Cnr, investimenti Ricerca e Sviluppo favoriscono rientro cervelli

Studio su mobilità ricercatori europei in Scienze sociali e umane

GIU 4, 2019 -

Roma, 4 giu. (askanews) – Quali sono le principali motivazioni che facilitano oppure ostacolano la mobilità dei dottori di ricerca europei? In quanti scelgono di restare nel proprio Paese e quanti invece preferiscono trasferirsi all’estero? Cosa può spingere un ricercatore a rientrare nel proprio Paese? Sono solo alcune delle domande a cui risponde uno studio sui percorsi di carriera dei ricercatori europei nelle scienze sociali e umane condotto dall’Istituto di ricerca sulla crescita economica sostenibile del Consiglio nazionale delle ricerche (Cnr-Ircres) e pubblicato sull’International Journal of Computational Economics and Econometrics.

Dallo studio emerge, ad esempio, che l’investimento del Paese d’origine in Ricerca e sviluppo è tra i principali fattori che spingono i ricercatori al rientro, mentre la presenza di due o più figli ostacola mobilità e carriera. Solo l’1,3% dei ricercatori stranieri analizzati sceglie l’Italia per il dottorato, a fronte di percentuali nettamente maggiori in Germania, Regno Unito e Francia, mete preferite anche dagli italiani che dopo il dottorato si trasferiscono e rimangono all’estero.

Lo studio – psiega il Cnr – è avvenuto tramite il dataset Pocarim (Mapping the population, careers, mobility and impacts of advanced degree graduates in the social science and humanities), finanziato dalla Commissione Europea all’interno del Settimo programma quadro, ed estende un lavoro precedentemente pubblicato su Higher Education, rivista internazionale sugli studi universitari.

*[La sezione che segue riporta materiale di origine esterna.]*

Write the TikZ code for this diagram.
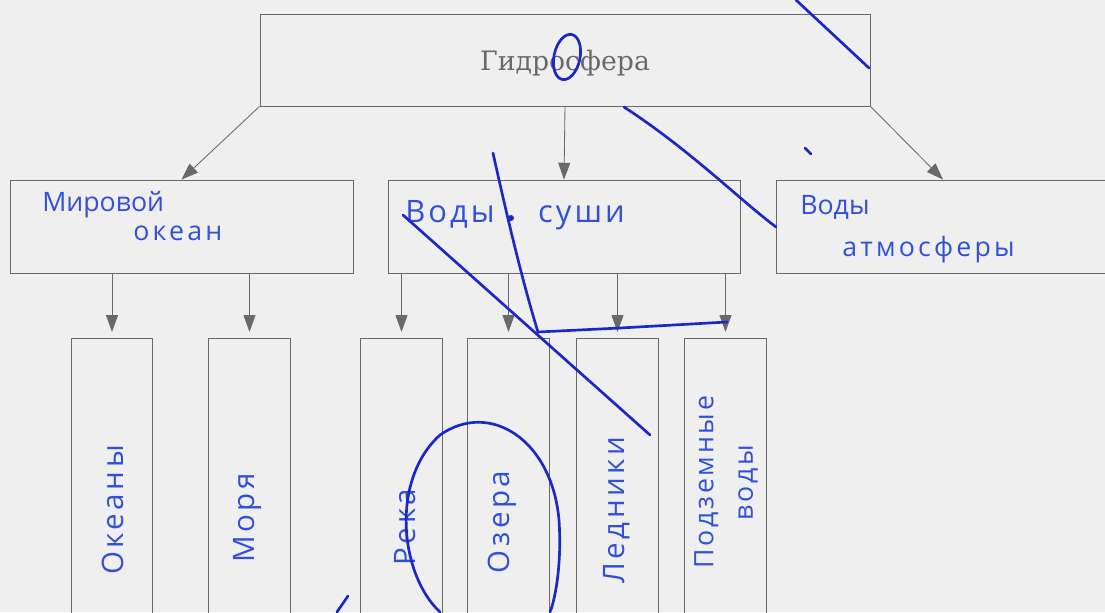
\documentclass[tikz,border=0pt]{standalone}
\usepackage{fontspec}
\newfontfamily\printfont{DejaVu Serif}
\newfontfamily\handfont{Open Sans}
\usetikzlibrary{arrows.meta}
\definecolor{sheet}{RGB}{239,239,239}
\definecolor{frame}{RGB}{105,105,105}
\definecolor{ink}{RGB}{50,80,215}
\definecolor{pen}{RGB}{25,40,200}
\tikzset{
  box/.style={
    draw=frame,
    line width=0.6pt,
    inner sep=0pt
  },
  topbox/.style={box, minimum width=15.25cm, minimum height=2.3cm},
  midbox/.style={box, minimum height=2.325cm},
  tallbox/.style={box, minimum width=2.03cm, minimum height=7.55cm},
  link/.style={
    draw=frame,
    line width=0.6pt,
    -{Triangle[length=0.42cm,width=0.3cm]}
  },
  hand/.style={
    text=ink,
    inner sep=0pt,
    font=\handfont\fontsize{19}{24}\selectfont
  },
  handwide/.style={
    hand,
    font=\handfont\fontsize{21}{28}\selectfont\addfontfeature{LetterSpace=12}
  },
  scribble/.style={
    draw=pen,
    line width=1.9pt,
    line cap=round,
    line join=round
  }
}
\begin{document}
\begin{tikzpicture}[x=0.025cm, y=-0.025cm]
  \useasboundingbox (0,0) rectangle (1105,612);
  \fill[sheet] (0,0) rectangle (1105,612);
  \clip (0,0) rectangle (1105,612);
  % top level
  \node[topbox] (hydro) at (565,60) {};
  \node[text=frame, inner sep=0pt, font=\printfont\fontsize{19}{20}\selectfont] (hydroT) at (565,63) {Гидросфера};
  % second level
  \node[midbox, minimum width=8.575cm] (ocean) at (181.5,226.5) {};
  \node[midbox, minimum width=8.8cm] (land) at (564,226.5) {};
  \node[midbox, minimum width=8.35cm] (air) at (943,226.5) {};
  \node[hand, anchor=west] (oceanA) at (42,205) {Мировой};
  \node[hand, anchor=west, font=\handfont\fontsize{19}{24}\selectfont\addfontfeature{LetterSpace=12}] (oceanB) at (133,233) {океан};
  \node[handwide, anchor=west, font=\handfont\fontsize{22}{24}\selectfont\addfontfeature{LetterSpace=10}] (landA) at (405,215) {Воды\hspace{1.4em}суши};
  \node[hand, anchor=west] (airA) at (800,207) {Воды};
  \node[hand, anchor=west, font=\handfont\fontsize{19}{24}\selectfont\addfontfeature{LetterSpace=12}] (airB) at (842,250) {атмосферы};
  % third level
  \node[tallbox] (oceans) at (112,489) {};
  \node[tallbox] (seas) at (249.5,489) {};
  \node[tallbox] (rivers) at (401.5,489) {};
  \node[tallbox] (lakes) at (508.5,489) {};
  \node[tallbox] (glaciers) at (617.5,489) {};
  \node[tallbox] (ground) at (725.5,489) {};
  \node[handwide, rotate=90] (oceansT) at (113,510) {Океаны};
  \node[handwide, rotate=90] (seasT) at (248,518) {Моря};
  \node[handwide, rotate=90] (riversT) at (405,527) {Река};
  \node[handwide, rotate=90] (lakesT) at (502,522) {Озера};
  \node[handwide, rotate=90] (glaciersT) at (617,510) {Ледники};
  \node[handwide, rotate=90, align=left, font=\handfont\fontsize{19}{28}\selectfont\addfontfeature{LetterSpace=10}] (groundT) at (726,482) {Подземные\\\hspace{1.8em}воды};
  % arrows
  \draw[link] (hydro.south west) -- (ocean.north);
  \draw[link] (hydro.south) -- (land.north);
  \draw[link] (hydro.south east) -- (air.north);
  \foreach \src/\dst in {ocean/oceans, ocean/seas, land/rivers, land/lakes, land/glaciers, land/ground}
    \draw[link, shorten >=4pt] (\dst.north |- \src.south) -- (\dst.north);
  % pen marks
  \draw[scribble] (796,0) -- (869,68);
  \draw[scribble, rotate around={-12:(567,57)}] (567,57) ellipse (13 and 23);
  \draw[scribble] (624,107) .. controls (690,150) and (740,200) .. (776,227);
  \draw[scribble] (805,148) -- (811,154);
  \draw[scribble] (493,153) .. controls (510,230) and (525,290) .. (538,332);
  \fill[pen] (511,218) circle (3);
  \draw[scribble] (403,215) -- (650,435);
  \draw[scribble] (538,332) -- (620,328) -- (727,322);
  \draw[scribble] (440,612) .. controls (400,575) and (390,480) .. (440,435)
    .. controls (490,400) and (552,440) .. (559,520)
    .. controls (562,565) and (555,600) .. (550,612);
  \draw[scribble] (348,596) -- (337,612);
\end{tikzpicture}
\end{document}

“Attraverso l’uso di modelli probabilistici abbiamo analizzato le traiettorie di carriera dei dottori di ricerca, basandoci su questionari somministrati a quasi 3.000 soggetti in 13 Paesi europei”, spiega Antonio Zinilli del Cnr-Ircres. “Abbiamo considerato i fattori che possono influenzare la variabilità della traiettoria di carriera in termini di mobilità settoriale che geografica. Ne emerge che la mobilità internazionale durante la carriera lavorativa è particolarmente influenzata dalle scelte fatte durante l’ultima fase universitaria e nel periodo tra il conseguimento del dottorato e la prima assunzione, fattori che influenzano anche la propensione dei ricercatori a continuare a lavorare all’estero o a tornare nel paese d’origine. Nello specifico, se un dottore di ricerca ottiene il primo lavoro all’estero avrà una maggiore probabilità di rimanervi”.

Secondo i dati analizzati, solo l’1,3% dei ricercatori in Scienze sociali e umane stranieri sceglie l’Italia per il conseguimento del dottorato, a fronte di percentuali nettamente maggiori registrate in Germania (11%), Regno Unito (7,5%) e Francia (7%), Paesi che emergono come mete preferite anche dagli italiani che decidono di trasferirsi dopo il dottorato e che rimangono all’estero: il 12% resta in Inghilterra, il 10% in Germania, il 5,5% in Francia. In questi Paesi si rileva, inoltre, una maggiore stabilità contrattuale rispetto all’Italia: solo il 18% dei Ddr in queste discipline in Italia ha un contratto permanente, contro il 65% in Francia, il 63% in Gran Bretagna, il 40% in Germania.

Sono soprattutto i fattori economici a influire: “I risultati analizzati mostrano nei Paesi dell’Europa nord-occidentale una correlazione fortemente positiva fra la maggiore intensità di investimento in ricerca e sviluppo e il lavoro, la permanenza e il rientro dei ricercatori”, conclude Zinilli. “La presenza di famiglie numerose è, invece, una tra le principali barriere alla mobilità internazionale e alla carriera. Più che la presenza del partner è quella di due o più figli che incide sull’eterogeneità del percorso di carriera, facendo optare per un minore grado di mobilità”.